YOUR OBJECTIVE:
Select the lines that hold the word "with" and copy each one.

::::::

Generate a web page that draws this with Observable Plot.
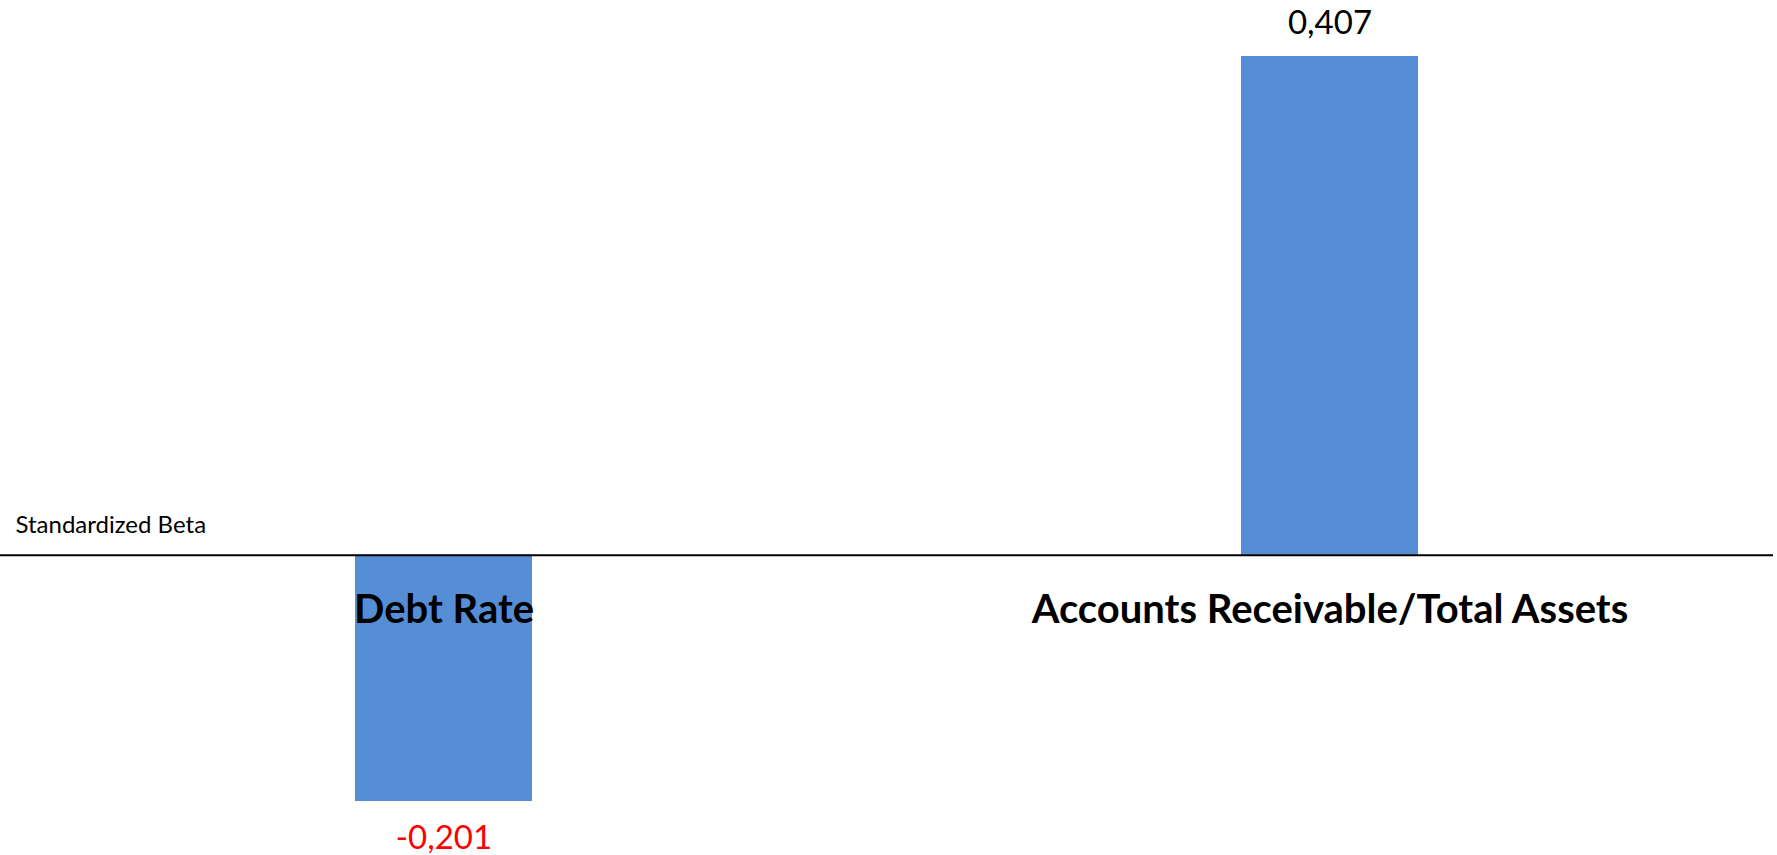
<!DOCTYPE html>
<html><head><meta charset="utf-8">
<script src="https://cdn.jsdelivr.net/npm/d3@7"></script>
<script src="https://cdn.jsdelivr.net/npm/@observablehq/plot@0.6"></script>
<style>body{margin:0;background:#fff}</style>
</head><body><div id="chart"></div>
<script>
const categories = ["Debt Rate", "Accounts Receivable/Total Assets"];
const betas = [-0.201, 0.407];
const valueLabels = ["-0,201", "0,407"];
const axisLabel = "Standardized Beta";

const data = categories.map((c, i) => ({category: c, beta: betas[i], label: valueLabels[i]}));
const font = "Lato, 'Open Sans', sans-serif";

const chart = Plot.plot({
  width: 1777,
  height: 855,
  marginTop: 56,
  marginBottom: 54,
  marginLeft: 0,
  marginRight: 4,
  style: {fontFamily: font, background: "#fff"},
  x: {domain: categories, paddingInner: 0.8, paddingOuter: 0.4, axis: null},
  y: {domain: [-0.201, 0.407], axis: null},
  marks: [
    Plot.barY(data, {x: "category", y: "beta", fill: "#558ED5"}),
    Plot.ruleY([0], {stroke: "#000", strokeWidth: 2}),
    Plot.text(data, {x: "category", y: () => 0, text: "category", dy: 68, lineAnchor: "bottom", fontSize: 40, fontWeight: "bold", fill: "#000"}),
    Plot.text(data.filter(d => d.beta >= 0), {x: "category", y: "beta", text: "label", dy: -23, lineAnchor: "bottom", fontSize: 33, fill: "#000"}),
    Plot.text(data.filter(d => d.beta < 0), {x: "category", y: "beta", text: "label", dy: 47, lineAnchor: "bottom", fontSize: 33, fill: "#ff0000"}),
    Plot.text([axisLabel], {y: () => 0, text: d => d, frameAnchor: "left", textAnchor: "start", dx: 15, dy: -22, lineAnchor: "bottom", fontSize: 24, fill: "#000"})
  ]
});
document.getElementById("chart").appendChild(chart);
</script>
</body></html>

::::::

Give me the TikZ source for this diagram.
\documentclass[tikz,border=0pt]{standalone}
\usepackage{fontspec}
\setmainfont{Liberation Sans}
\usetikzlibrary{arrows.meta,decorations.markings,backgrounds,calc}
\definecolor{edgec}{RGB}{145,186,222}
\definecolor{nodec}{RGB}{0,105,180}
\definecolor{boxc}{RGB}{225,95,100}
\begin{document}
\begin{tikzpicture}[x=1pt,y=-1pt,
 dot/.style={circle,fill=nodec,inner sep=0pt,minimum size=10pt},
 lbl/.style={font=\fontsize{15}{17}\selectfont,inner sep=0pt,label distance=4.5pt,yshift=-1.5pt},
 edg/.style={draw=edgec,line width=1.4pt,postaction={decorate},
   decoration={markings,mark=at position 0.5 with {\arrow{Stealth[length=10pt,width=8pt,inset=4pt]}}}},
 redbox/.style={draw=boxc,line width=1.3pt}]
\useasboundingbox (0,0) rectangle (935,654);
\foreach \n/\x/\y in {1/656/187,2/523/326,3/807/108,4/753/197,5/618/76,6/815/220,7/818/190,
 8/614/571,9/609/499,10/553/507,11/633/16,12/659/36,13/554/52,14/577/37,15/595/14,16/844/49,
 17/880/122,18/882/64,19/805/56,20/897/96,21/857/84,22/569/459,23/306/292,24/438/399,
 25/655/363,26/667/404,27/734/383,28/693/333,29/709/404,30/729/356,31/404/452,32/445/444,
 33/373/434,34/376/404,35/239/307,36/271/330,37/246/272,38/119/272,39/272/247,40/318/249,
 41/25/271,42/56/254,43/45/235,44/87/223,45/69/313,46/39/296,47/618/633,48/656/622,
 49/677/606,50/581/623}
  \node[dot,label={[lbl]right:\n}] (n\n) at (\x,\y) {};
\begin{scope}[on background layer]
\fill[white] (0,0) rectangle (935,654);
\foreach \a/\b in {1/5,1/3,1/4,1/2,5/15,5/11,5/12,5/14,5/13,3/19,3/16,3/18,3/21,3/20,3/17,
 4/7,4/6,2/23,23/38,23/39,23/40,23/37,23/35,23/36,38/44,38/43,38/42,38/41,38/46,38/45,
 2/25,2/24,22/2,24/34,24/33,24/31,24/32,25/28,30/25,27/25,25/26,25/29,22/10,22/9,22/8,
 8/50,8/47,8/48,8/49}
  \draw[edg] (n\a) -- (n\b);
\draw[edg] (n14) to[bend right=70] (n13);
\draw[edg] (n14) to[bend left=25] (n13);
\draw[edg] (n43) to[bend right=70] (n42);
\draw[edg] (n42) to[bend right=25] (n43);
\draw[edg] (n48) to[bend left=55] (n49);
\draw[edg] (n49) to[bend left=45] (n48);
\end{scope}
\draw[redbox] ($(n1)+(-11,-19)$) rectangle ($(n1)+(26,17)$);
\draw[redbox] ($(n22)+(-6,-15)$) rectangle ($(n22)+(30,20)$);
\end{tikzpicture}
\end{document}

::::::

SOLUTION FOR THIS PROBLEM:
Generate a web page that draws this with Observable Plot.
   decoration={markings,mark=at position 0.5 with {\arrow{Stealth[length=10pt,width=8pt,inset=4pt]}}}},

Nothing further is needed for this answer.